We were inundated by media requests for more information. But, for obvious reasons of confidentiality and to protect a grieving young person, we could give no further details.

I made the stark details public because I want people to know the consequences of policy decisions. When politicians cut prison staff, when they pay people a pittance and barely train them so that new recruits don’t stay, when they allow prisons to deteriorate so they are not safe, this is the sort of thing that happens – every day.

Our lawyer will now be working to make sure he can get to the funeral. Even this has not yet been guaranteed to him. In the meantime, we are supporting him by asking the prison that his many requests to be allowed a job are urgently considered, so he can at least keep himself busy to manage his grief. All this while our lawyer works towards his release, which we hope will be in the new year at the latest, once his accommodation is sorted out – another gargantuan task.

The Howard League legal team runs a legal advice line for children and young adults in prison. We get around 100 new people calling every month and almost all have distressing stories to tell. We help as best we can, battling a system that is so threadbare it can’t even keep people alive.

Comments

  • Frances Crook says:

    Dear Jeannie, that is such a kind offer. Our lawyers are supporting the young man and are trying to get arrangements in place for him to go to the the funeral. If you want to make a gift (do it on our website), we will ensure that the flowers get to his mum’s funeral.

    Frances

    • Trevor says:

      Dear Frances.
      I just want to say thank you for being thoughtful towards the young man in question.
      I’m sure he would appreciate your kindness of heart.
      I live in hope that your call for penal reform will bear fruit soon.
      I believe it would make a much needed change to what is currently a broken system.
      God bless you.

  • Trevor says:

    This is such a sad story.
    To refuse to allow a son to see his mother before she died is inhumane
    and is a shameful and very depressing reflection of 21st century prisons.
    I can’t begin to imagine how the son must be feeling now?

  • Elizabeth Humphreys says:

    We had a similar situation 18 months ago, when my son’s dad died.
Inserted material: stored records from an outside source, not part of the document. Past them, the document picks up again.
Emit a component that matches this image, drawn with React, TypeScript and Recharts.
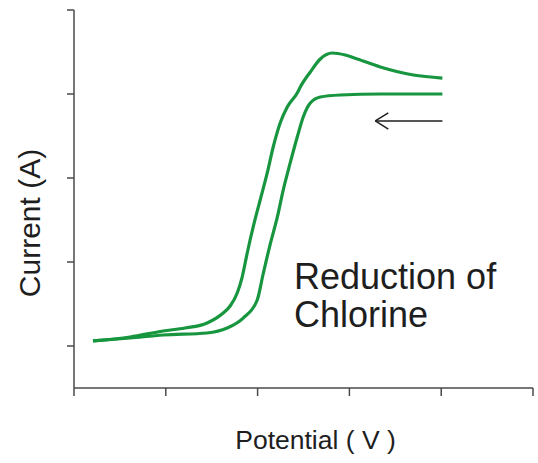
import React from 'react';
import { LineChart, Line, XAxis, YAxis, ReferenceLine, Customized } from 'recharts';

const xTicks = [0, 1, 2, 3, 4, 5];
const yTicks = [0.5, 1.5, 2.5, 3.5, 4.5];

// forward (lower) sweep: potential, current
const forwardX = [0.207, 0.611, 0.971, 1.45, 1.668, 1.843, 1.996, 2.061, 2.137, 2.214, 2.279, 2.355, 2.432, 2.497, 2.574, 2.683, 2.901, 3.337, 4.013];
const forwardY = [0.56, 0.595, 0.631, 0.655, 0.714, 0.833, 1.048, 1.36, 1.71, 2.03, 2.357, 2.679, 2.988, 3.226, 3.393, 3.464, 3.488, 3.5, 3.5];

// reverse (upper) sweep
const reverseX = [0.207, 0.611, 0.971, 1.21, 1.45, 1.625, 1.701, 1.778, 1.832, 1.887, 1.952, 2.028, 2.105, 2.17, 2.246, 2.323, 2.432, 2.465, 2.574, 2.683, 2.814, 2.955, 3.086, 3.337, 3.697, 4.013];
const reverseY = [0.56, 0.607, 0.679, 0.714, 0.774, 0.893, 0.976, 1.131, 1.321, 1.607, 1.917, 2.238, 2.56, 2.869, 3.155, 3.345, 3.512, 3.583, 3.762, 3.917, 3.988, 3.964, 3.917, 3.821, 3.726, 3.69];

const arrowTip = { x: 3.282, y: 3.179 };
const arrowTail = { x: 4.013, y: 3.179 };
const arrowHeadUp = { x: 3.424, y: 3.274 };
const arrowHeadDown = { x: 3.424, y: 3.083 };

const xLabel = 'Potential ( V )';
const yLabel = 'Current (A)';
const noteLines = ['Reduction of', 'Chlorine'];

const forwardData = forwardX.map((x, i) => ({ x, y: forwardY[i] }));
const reverseData = reverseX.map((x, i) => ({ x, y: reverseY[i] }));

const GREEN = '#17963f';
const AXIS = '#4a4a4a';
const TEXT = '#1e1e1e';
const FONT = '"Liberation Sans", Arial, sans-serif';

const Texts = () => (
  <g fontFamily={FONT} fill={TEXT}>
    <text x={315.5} y={449} fontSize={26.5} textAnchor="middle">{xLabel}</text>
    <text x={40} y={223} fontSize={30} textAnchor="middle" transform="rotate(-90 40 223)">{yLabel}</text>
    <text x={294} y={289} fontSize={36}>{noteLines[0]}</text>
    <text x={294} y={327} fontSize={36}>{noteLines[1]}</text>
  </g>
);

export default function App() {
  return (
    <div style={{ position: 'absolute', left: 0, top: 0, width: 538, height: 463, background: '#fff' }}>
      <LineChart width={538} height={463} margin={{ top: 10, right: 5, bottom: 65, left: 64 }}>
        <XAxis
          type="number"
          dataKey="x"
          domain={[0, 5]}
          ticks={xTicks}
          height={10}
          tickSize={8}
          tickFormatter={() => ''}
          stroke={AXIS}
          strokeWidth={1.5}
          allowDataOverflow
        />
        <YAxis
          type="number"
          dataKey="y"
          domain={[0, 4.5]}
          ticks={yTicks}
          width={10}
          tickSize={7}
          tickFormatter={() => ''}
          stroke={AXIS}
          strokeWidth={1.5}
          allowDataOverflow
        />
        <Line data={forwardData} dataKey="y" type="monotone" stroke={GREEN} strokeWidth={3.2} dot={false} isAnimationActive={false} />
        <Line data={reverseData} dataKey="y" type="monotone" stroke={GREEN} strokeWidth={3.2} dot={false} isAnimationActive={false} />
        <ReferenceLine segment={[arrowTip, arrowTail]} stroke={TEXT} strokeWidth={1.5} ifOverflow="visible" />
        <ReferenceLine segment={[arrowTip, arrowHeadUp]} stroke={TEXT} strokeWidth={1.5} ifOverflow="visible" />
        <ReferenceLine segment={[arrowTip, arrowHeadDown]} stroke={TEXT} strokeWidth={1.5} ifOverflow="visible" />
        <Customized component={Texts} />
      </LineChart>
    </div>
  );
}
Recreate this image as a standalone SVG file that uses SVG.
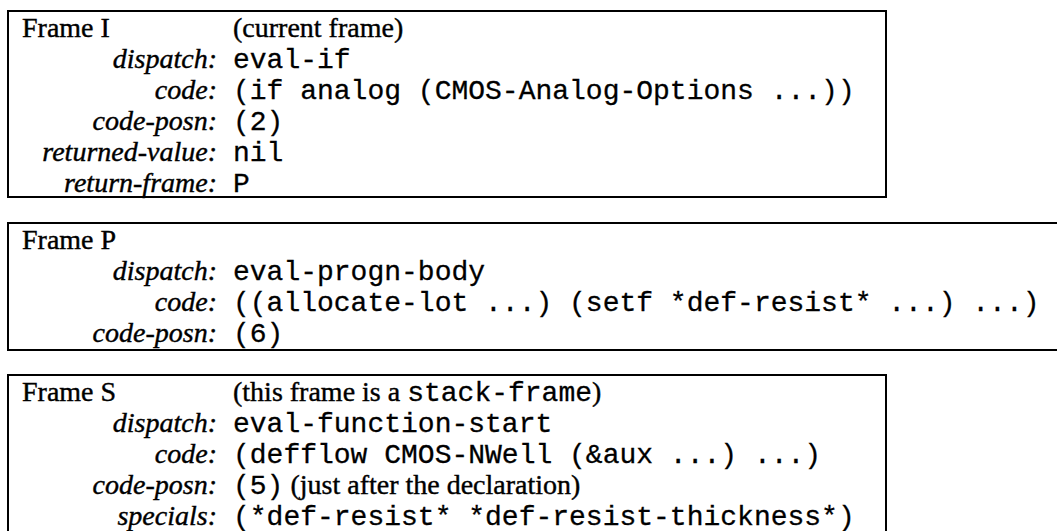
<svg xmlns="http://www.w3.org/2000/svg" width="1057" height="531" viewBox="0 0 1057 531">
<style>
.box{fill:none;stroke:#000;stroke-width:2}
.t{font-family:"Liberation Serif","Times New Roman",serif;font-size:28px;fill:#000;stroke:#000;stroke-width:0.4}
.l{font-family:"Liberation Serif","Times New Roman",serif;font-size:28px;font-style:italic;fill:#000;stroke:#000;stroke-width:0.4;text-anchor:end}
.m{font-family:"Liberation Mono","Courier New",monospace;font-size:28px;fill:#000;stroke:#000;stroke-width:0.3}
</style>
<rect width="1057" height="531" fill="#fff"/>
<g id="frame-I">
<rect class="box" x="8" y="11" width="878" height="186"/>
<text class="t" x="22" y="37">Frame I</text>
<text class="t" x="233" y="37">(current frame)</text>
<text class="l" x="217" y="68">dispatch:</text>
<text class="m" x="233" y="68">eval-if</text>
<text class="l" x="217" y="99">code:</text>
<text class="m" x="233" y="99">(if analog (CMOS-Analog-Options ...))</text>
<text class="l" x="217" y="130">code-posn:</text>
<text class="m" x="233" y="130">(2)</text>
<text class="l" x="217" y="161">returned-value:</text>
<text class="m" x="233" y="161">nil</text>
<text class="l" x="217" y="192">return-frame:</text>
<text class="m" x="233" y="192">P</text>
</g>
<g id="frame-P">
<path class="box" d="M1060 223 H8 V350 H1060"/>
<text class="t" x="22" y="249">Frame P</text>
<text class="l" x="217" y="280">dispatch:</text>
<text class="m" x="233" y="280">eval-progn-body</text>
<text class="l" x="217" y="311">code:</text>
<text class="m" x="233" y="311">((allocate-lot ...) (setf *def-resist* ...) ...)</text>
<text class="l" x="217" y="342">code-posn:</text>
<text class="m" x="233" y="342">(6)</text>
</g>
<g id="frame-S">
<path class="box" d="M8 540 V375 H886 V540"/>
<text class="t" x="22" y="401">Frame S</text>
<text x="233" y="401"><tspan class="t">(this frame is a </tspan><tspan class="m">stack-frame</tspan><tspan class="t">)</tspan></text>
<text class="l" x="217" y="432">dispatch:</text>
<text class="m" x="233" y="432">eval-function-start</text>
<text class="l" x="217" y="463">code:</text>
<text class="m" x="233" y="463">(defflow CMOS-NWell (&amp;aux ...) ...)</text>
<text class="l" x="217" y="494">code-posn:</text>
<text x="233" y="494"><tspan class="m">(5)</tspan><tspan class="t"> (just after the declaration)</tspan></text>
<text class="l" x="217" y="525">specials:</text>
<text class="m" x="233" y="525">(*def-resist* *def-resist-thickness*)</text>
</g>
</svg>
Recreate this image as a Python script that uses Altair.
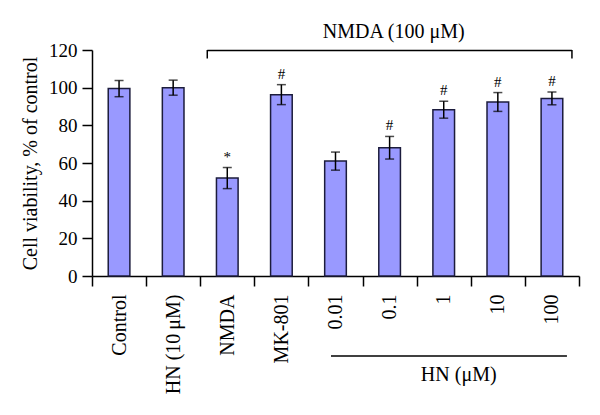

The prison weren’t sure if he could attend the funeral, due to staffing levels. He, of course, was devastated. The prison however, came up trumps, and asked for off duty volunteer staff to bring him for the day. This was arranged satisfactorily, so my son was able to attend. I think, had they not been able to do so, my son could well have attempted suicide, as he’d been on watch when he first went in, for attempted suicide whilst in police custody.

  • Jeannie Mackie says:

    Will willingly donate a tenner to put towards some flowers we can at least give her at funeral. Possible to organize this?